Hi,
This fixes using 'auto' in the return type of a function pointer to
introduce an implicit function template parameter.
Note that this doesn't mean that 'auto' parameters in a function ptr
will be treated the same; I think we need a special case for this in the
implicit template parameter introduction code (or refactor to generate
template parm types on the fly).
Cheers,
Adam
gcc/cp/
PR c++/58500
* type-utils.h (find_type_usage) Only traverse one type level into
member function pointers.
gcc/testsuite/
PR c++/58500
* g++.dg/cpp1y/pr58500.C: New testcase.
diff --git a/gcc/cp/type-utils.h b/gcc/cp/type-utils.h
index 3e82ca4..2febce7 100644
--- a/gcc/cp/type-utils.h
+++ b/gcc/cp/type-utils.h
@@ -47,7 +47,7 @@ find_type_usage (tree t, bool (*pred) (const_tree))
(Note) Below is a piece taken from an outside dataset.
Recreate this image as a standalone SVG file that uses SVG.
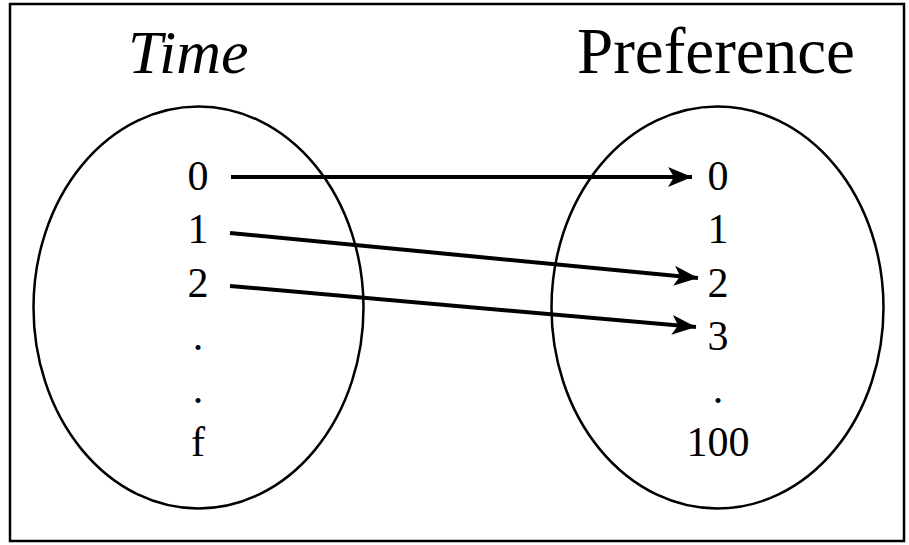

if (TYPE_PTRMEMFUNC_P (t))
return find_type_usage
- (TREE_TYPE (TREE_TYPE (TYPE_PTRMEMFUNC_FN_TYPE (t))), pred);
+ (TREE_TYPE (TYPE_PTRMEMFUNC_FN_TYPE (t)), pred);
return NULL_TREE;
}
diff --git a/gcc/testsuite/g++.dg/cpp1y/pr58500.C
b/gcc/testsuite/g++.dg/cpp1y/pr58500.C
new file mode 100644
index 0000000..b9d4a26
--- /dev/null
+++ b/gcc/testsuite/g++.dg/cpp1y/pr58500.C
@@ -0,0 +1,8 @@
+// { dg-do compile }
+// { dg-options "-std=gnu++1y" }
+
+// PR c++/58500
+
+struct A {};
+
+void foo(auto (A::*)());